Auditor: More money missing from Marina Fund
STAMFORD - The amount of money missing from the city’s Marina Fund, originally thought to be about $60,000, may be closer to $100,000.
Former Marina Supervisor Sean Elumba has admitted stealing $60,600 by using city accounts to purchase items he then sold. Now an internal audit begun shortly after Elumba’s June arrest has turned up $32,000 in further misappropriations.
“We have discovered in the audit some additional losses that we are still finalizing,” Director of Administration Michael Handler told members of the Board of Finance at their November meeting.

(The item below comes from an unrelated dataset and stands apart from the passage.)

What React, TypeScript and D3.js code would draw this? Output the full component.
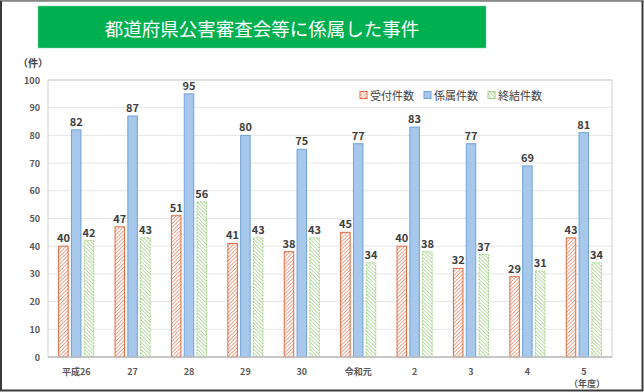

The audit is ongoing, so it is unclear whether Elumba originated purchase orders for any of the amount now in question. City Auditor Teresa Viscariello said she expects to have a report ready in January.
Finance board members wanted to know whether the city will be repaid if the audit finds that additional misappropriations can be attributed to Elumba, who pleaded guilty to felony first-degree larceny in September. A judge gave him an eight-year suspended sentence and four years of probation, with no jail time.
A condition of Elumba’s probation “is that full restitution be made,” Handler told the board. “When we conclude the audit, we’ll report back to the state’s attorney’s office and they will tack on the additional amount to his probation,” he said.
To pay the city back, Elumba turned over his 26-foot Regulator fishing boat, believed to be worth about $60,000. Handler told the finance board that Fleet Manager Mike Scacco is having the boat appraised.
“We are looking to sell it as quickly as we can,” Handler said.
Scacco said Wednesday three appraisers viewed the boat and he expects their reports by the end of the week.
“It’s not in the water, so they couldn’t start it and see how it runs, but they appeared to take a thorough look at it,” Scacco said. “They have not shared anything with me about the value.”
The 2004 boat has two Yamaha engines, a center console and a trailer, Scacco said. He doesn’t know the condition of the electronics, wiring or other elements that wear out in salt water, he said.
Finance board members said during their meeting they are concerned about whether the city will be repaid if the boat is worth less than the original assessment, or further misappropriations are unearthed.
Member David Kooris said the state’s attorney’s office might be able to garnish Elumba’s wages.
“It sounds like … he’s on the hook for the entire amount,” Kooris said.
“But if he doesn’t have a job and he doesn’t have the money, what are we going to do?” asked board member Sal Gabriele.
“I’ll be very surprised if we see all of it,” said Mary Lou Rinaldi, another member.
Contacted Wednesday, State’s Attorney Richard Colangelo said his first concern in the Elumba case is making the city whole.
“If it’s brought to my attention that the value of the restitution is less than it’s supposed to be, then I will make sure I address it,” Colangelo said. “If an additional amount can be attributed to Mr. Elumba or his conduct, that could be covered by his probation.”
Board members asked whether Elumba will receive a pension. Handler said Elumba did not work for the city long enough to be eligible, but he contributed toward a pension through payroll deductions, and that money will be returned to him.
But Rinaldi, who is acting chair of the city’s Classified Employees Retirement Fund, said the trustees voted last month to request that the human resources director draft a letter to the Secretary of the State asking that Elumba’s pension contributions be returned to CERF.
“It’s only about $5,000 or $6,000,” Rinaldi said. “But it’s something.”
She had a question for Handler.
“Many people have asked me, ‘Why is it that when employees steal money from the city, nobody ever goes to jail?’” Rinaldi said. “Why didn’t this guy do jail time?”
He reached a plea deal, Handler said.
“This is the system we live in,” he said. “We’ve deemed it cheaper to rehabilitate outside the system than inside the system.”
Board Chairman Richard Freedman said sentences in such cases seem to depend on the amount of the municipal theft.
“If you steal half a million dollars or a million dollars, your chances of going to jail are much higher,” Freedman said.
That appeared to be the pattern in a pair of back-to-back Stamford cases in 2010. In the first, a former human resources specialist, Fred Manfredonia, was charged with stealing $350,000 from city accounts over several years. Manfredonia pleaded guilty and was sentenced to five years in prison.
In the other, city accountant James Santorella, charged with embezzling a much smaller amount, $21,000, received a five-year suspended jail sentence and five years of probation. Santorella had to pay back what he took plus $117,000 the city spent on an audit of his department. He did no jail time.
Rinaldi had another question.
“So what’s the message to city employees about being honest?” she asked Handler.
“It’s our job to make sure we have the proper controls in place,” Handler said. “Then the message is, ‘If you do something like this, we’ll figure it out and eventually get you.’”
Elumba had access to city accounts set up with certain vendors for purchasing materials needed to repair the municipal marinas. He admitted to buying items not needed for the marinas then selling them for cash.
If Elumba violates his probation, he could be sent to prison for all or part of his eight-year suspended sentence.